TRAVERSE CITY — Laurie Curtis is the daughter of Kewadin apple farmers, and she’s bothered by the northern Michigan apple grower’s bind: most apples are sent downstate to processors, who pay only about 10 to 15 cents a pound.
Curtis thinks farmers should be able to prepare their own apples so they can be sold fresh in stores, so she came up with an idea to do just that.
Curtis thought up a washing and size-sorting system convenient enough for small- and mid-size farmers to use in a business class at Northwestern Michigan College. The idea for the system, called FARM GRADE, was a semifinalist in a statewide entrepreneur competition.
Three other NMC students’ ideas were semifinalists in the 2013 Accelerate Michigan Innovation Competition. The competition awards three student ideas and three Michigan companies financial prizes. None of the NMC students won, but they got a chance to make business connections and work on presenting their ideas to a larger audience.
“The end result was a lot of networking and resources to pursue this project,” said Curtis.
Student participants were from schools across the state. Thirty-five semifinalists were selected to attend the conference in Detroit from Nov. 12 through 14. They were scored based on a YouTube video presentation and an in-person pitch before a panel of judges.
“I hope they got some good feedback on their business idea and I hope they got some fantastic practice in terms of public speaking,” said Lauren Bigelow, the head of Growth Capital Network and an organizer of the competition.
This was the fourth year of the competition, and Bigelow said many student participants have gone on to start their own companies and sometimes even compete in the company competition of Accelerate Michigan.
One local team made it into the competition’s top 10. NMC student Dakota Wyatt Porter, 18, submitted an idea he and his brother Garret, 15, devised: an LED-lighting kit that allows people to custom-decorate their own sports equipment, like snowboards, skis and bikes. The product, called Action Glow, already received a micro-loan from the Traverse City Area Chamber of Commerce and was launched for sale online this month.
Semifinalist Jason Roggensee, a Leelanau farmer and NMC student, is sick of having to fix wheel barrows and other farm transportation devices. He invented a tarp-like bag that can be dragged off-road by a vehicle. The product, BAGTODRAG, could transport up to 400 pounds.

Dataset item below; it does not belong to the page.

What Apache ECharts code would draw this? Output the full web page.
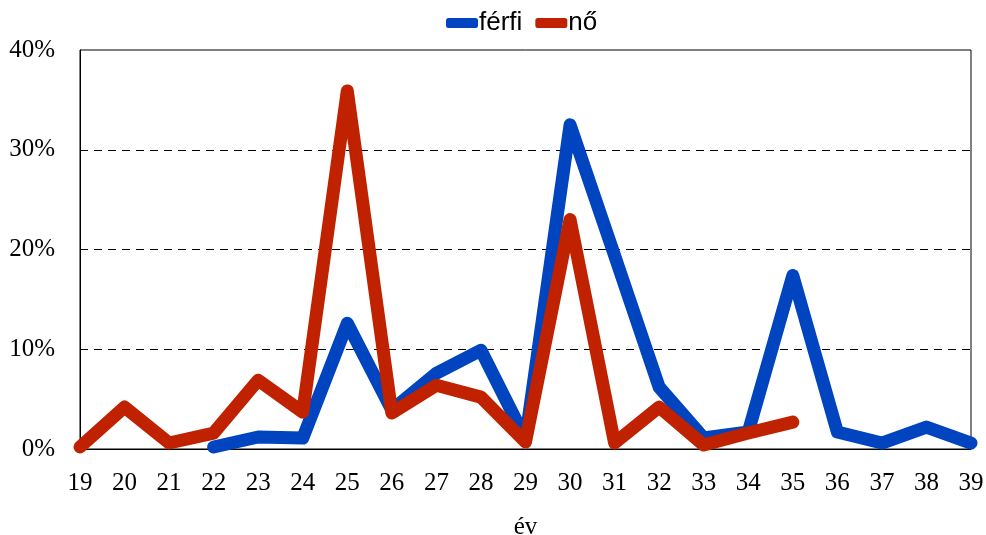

Christopher Schmidt, the fourth semifinalist, pitched his idea for a company that uses unmanned aerial systems, or drones, to help farmers monitor fields and electric companies inspect power lines.
Schmidt said that although he didn’t win the competition, he plans to apply again next year.
“After talking with some of the other people in the competition, I’d say it’s clear that you really have to be prepared in order to do well in a competition like this,” Schmidt said.